Moreover, different tire treads affect the vehicle’s suspension system. Uneven tire wear can place additional stress on the suspension, leading to premature wear and costly repairs. By changing all tires at once, you ensure even wear and consistent handling, which prolongs the life of your suspension components.
Changing Wheels
Coming to changing the wheels, the reasons can be as simple as aesthetics or to improve performance. The simplest reason to change your car wheels is to upgrade them from steel to alloy rims. Alloy wheels, made from aluminum or magnesium, are lighter and can improve performance. They also dissipate heat better than steel wheels, which helps during braking.
From an aesthetic point of view, you can change the wheel with a different diameter or with a different section width. If you want to upgrade the wheel diameter, you have to use low-profile tires so that the new setup fits inside the wheel arch.

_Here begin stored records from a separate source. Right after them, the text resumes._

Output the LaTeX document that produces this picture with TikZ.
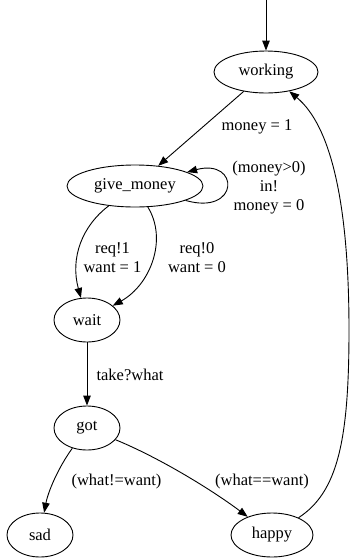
\documentclass[tikz,border=0pt]{standalone}
\usepackage{fontspec}
\setmainfont{Liberation Serif}
\usetikzlibrary{shapes.geometric,arrows.meta}
\begin{document}
\begin{tikzpicture}[x=1pt,y=-1pt,
  state/.style={draw,ellipse,inner sep=0pt,line width=0.9pt,font=\fontsize{16.5}{19}\selectfont},
  edge/.style={draw,line width=0.9pt,-{Triangle[length=10pt,width=7.5pt]}},
  lbl/.style={align=center,inner sep=0pt,font=\fontsize{16.5}{19}\selectfont}]
\useasboundingbox (0,0) rectangle (350,558);
\node[state,minimum width=104pt,minimum height=42pt] (working) at (266,72) {working};
\node[state,minimum width=136pt,minimum height=42pt] (gm) at (135,186) {give\_money};
\node[state,minimum width=66pt,minimum height=44pt] (wait) at (87,320) {wait};
\node[state,minimum width=66pt,minimum height=44pt] (got) at (87,428) {got};
\node[state,minimum width=66pt,minimum height=44pt] (sad) at (40,535) {sad};
\node[state,minimum width=82pt,minimum height=44pt] (happy) at (272,535) {happy};
\coordinate (start) at (266,0);
\draw[edge] (start) -- (working);
\draw[edge] (working) -- (gm);
\draw[edge] (gm) .. controls (240,216) and (240,158) .. (gm);
\draw[edge] (gm) .. controls (82,226) and (70,258) .. (wait);
\draw[edge] (gm) .. controls (168,240) and (150,285) .. (wait);
\draw[edge] (wait) -- (got);
\draw[edge] (got) .. controls (58,468) and (48,492) .. (sad);
\draw[edge] (got) .. controls (160,458) and (212,490) .. (happy);
\draw[edge] (happy) .. controls (338,492) and (349,440) .. (349,330) .. controls (349,200) and (330,125) .. (working);
\node[lbl] (l1) at (257,127) {money = 1};
\node[lbl] (l2) at (269,188) {(money>0)\\in!\\money = 0};
\node[lbl] (l3) at (112.5,258) {req!1\\want = 1};
\node[lbl] (l4) at (197,258) {req!0\\want = 0};
\node[lbl] (l5) at (130,375) {take?what};
\node[lbl] (l6) at (116.5,482) {(what!=want)};
\node[lbl] (l7) at (262,482) {(what==want)};
\end{tikzpicture}
\end{document}
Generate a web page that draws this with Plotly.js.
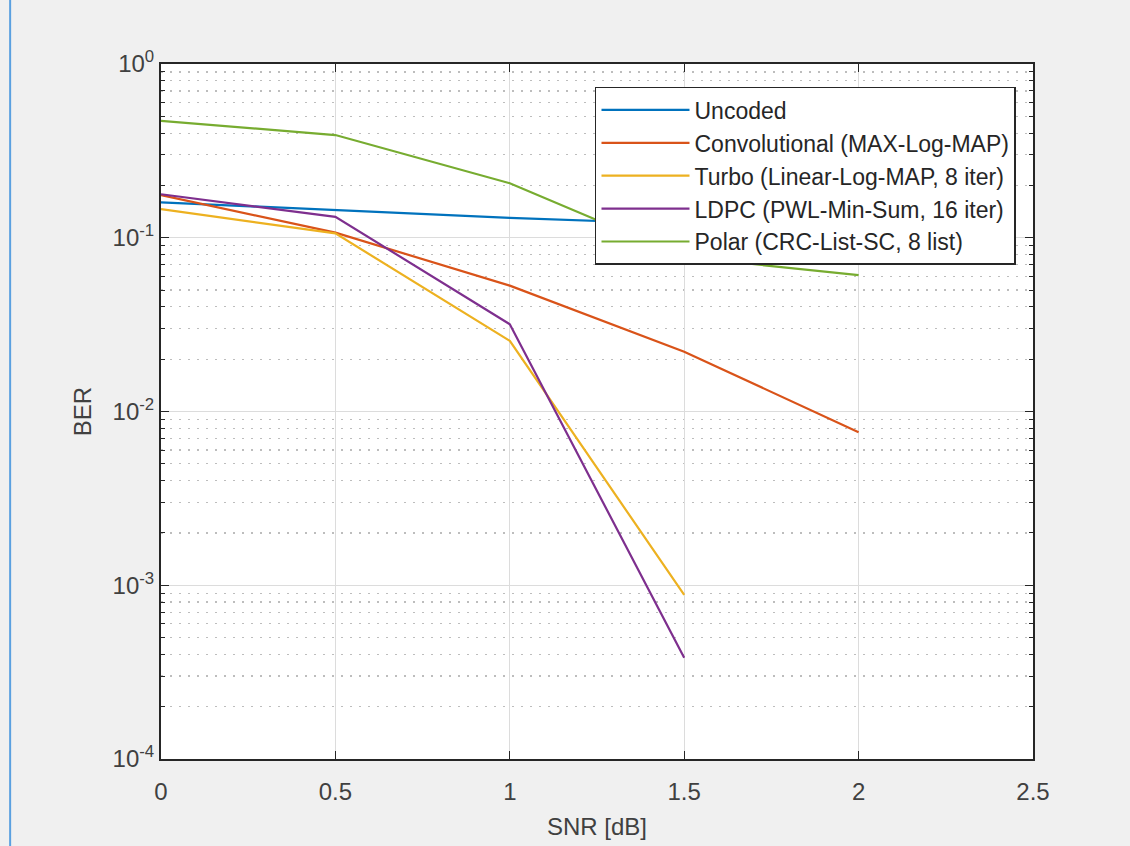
<!DOCTYPE html>
<html>
<head>
<meta charset="utf-8">
<script src="https://cdn.plot.ly/plotly-3.0.1.min.js"></script>
<style>html,body{margin:0;padding:0;background:#f0f0f0;}#chart{width:1130px;height:846px;}</style>
</head>
<body>
<div id="chart"></div>
<script>
// Data
const snr = [0, 0.5, 1, 1.5, 2];
const uncoded = [0.160, 0.144, 0.130, 0.120, 0.105];
const convolutional = [0.176, 0.107, 0.053, 0.0221, 0.0076];
const turbo = [0.146, 0.106, 0.0255, 0.00088];
const ldpc = [0.178, 0.132, 0.0318, 0.000383];
const polar = [0.47, 0.39, 0.206, 0.0775, 0.061];
const seriesNames = [
  "Uncoded",
  "Convolutional (MAX-Log-MAP)",
  "Turbo (Linear-Log-MAP, 8 iter)",
  "LDPC (PWL-Min-Sum, 16 iter)",
  "Polar (CRC-List-SC, 8 list)"
];
const colors = ["#0072BD", "#D95319", "#EDB120", "#7E2F8E", "#77AC30"];
const yTickVals = [1, 0.1, 0.01, 0.001, 0.0001];
const yTickText = ["10<sup>0</sup>", "10<sup>-1</sup>", "10<sup>-2</sup>", "10<sup>-3</sup>", "10<sup>-4</sup>"];
const xTickVals = [0, 0.5, 1, 1.5, 2, 2.5];
const xTickText = ["0", "0.5", "1", "1.5", "2", "2.5"];

const minorVals = [];
for (let e = -4; e < 0; e++) {
  for (let m = 2; m <= 9; m++) minorVals.push(m * Math.pow(10, e));
}

const ys = [uncoded, convolutional, turbo, ldpc, polar];
const traces = ys.map((y, i) => ({
  x: snr.slice(0, y.length),
  y: y,
  type: "scatter",
  mode: "lines",
  name: seriesNames[i],
  line: {color: colors[i], width: 2.2}
}));

const fontFam = "Liberation Sans, Arial, sans-serif";
const layout = {
  width: 1130,
  height: 846,
  paper_bgcolor: "#f0f0f0",
  plot_bgcolor: "#ffffff",
  margin: {l: 161, r: 97, t: 64, b: 87},
  showlegend: true,
  font: {family: fontFam, color: "#262626"},
  legend: {
    x: 0.9805, xanchor: "right",
    y: 0.967, yanchor: "top",
    bgcolor: "#ffffff",
    bordercolor: "#262626",
    borderwidth: 1.5,
    font: {family: fontFam, size: 23, color: "#262626"},
    itemwidth: 88
  },
  xaxis: {
    range: [0, 2.5],
    tickmode: "array",
    tickvals: xTickVals,
    ticktext: xTickText,
    ticks: "inside",
    ticklen: 8,
    tickcolor: "#262626",
    ticklabelstandoff: 10,
    showline: true,
    linecolor: "#262626",
    linewidth: 2,
    mirror: "ticks",
    showgrid: true,
    gridcolor: "#dcdcdc",
    gridwidth: 1,
    zeroline: false,
    tickfont: {size: 24, color: "#404040"},
    title: {text: "SNR [dB]", font: {size: 24, color: "#404040"}, standoff: 14}
  },
  yaxis: {
    type: "log",
    range: [-4, 0],
    tickmode: "array",
    tickvals: yTickVals,
    ticktext: yTickText,
    ticks: "inside",
    ticklen: 8,
    tickcolor: "#262626",
    showline: true,
    linecolor: "#262626",
    linewidth: 2,
    mirror: "ticks",
    showgrid: true,
    gridcolor: "#dcdcdc",
    gridwidth: 1,
    zeroline: false,
    tickfont: {size: 24, color: "#404040"},
    title: {text: "BER", font: {size: 24, color: "#404040"}, standoff: 14},
    minor: {
      tickmode: "array",
      tickvals: minorVals,
      ticks: "inside",
      ticklen: 4,
      tickcolor: "#262626",
      showgrid: true,
      gridcolor: "#bdbdbd",
      griddash: "2px,7px",
      gridwidth: 1.2
    }
  },
  shapes: [{
    type: "line", xref: "paper", yref: "paper",
    x0: -0.173, x1: -0.173, y0: -0.125, y1: 1.092,
    line: {color: "#5aa0e0", width: 2}
  }]
};

Plotly.newPlot("chart", traces, layout, {displayModeBar: false, staticPlot: true});
</script>
</body>
</html>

You can also change the wheels with a wider section. Correspondingly, you have to fit tires with bigger section widths. The benefit of having wider tires is you can get better traction, handling, and braking while taking a toll on fuel efficiency.
Impact on Measurement and Safety
New tires can impact your vehicle’s speedometer and odometer readings. When you install new tires, especially if they differ in size from the originals, the diameter changes. A larger or smaller diameter alters the distance the tire covers per revolution, affecting the accuracy of speed and distance measurements. Consequently, your speedometer may show a different speed than your actual speed, and the odometer might record more or fewer miles than you travel.
Additionally, Anti-lock Braking System (ABS) and Electronic Stability Control (ESC) systems depend on precise tire data. These systems use sensors to detect wheel speed and wheel slippage and adjust braking and engine power to maintain control.
ABS sensors monitor the rotational speed of each wheel to prevent lockup during braking. If the tires have different diameters due to uneven wear or improper replacement, the sensors receive inconsistent data. This can impair the ABS function, compromising your ability to stop safely in emergencies.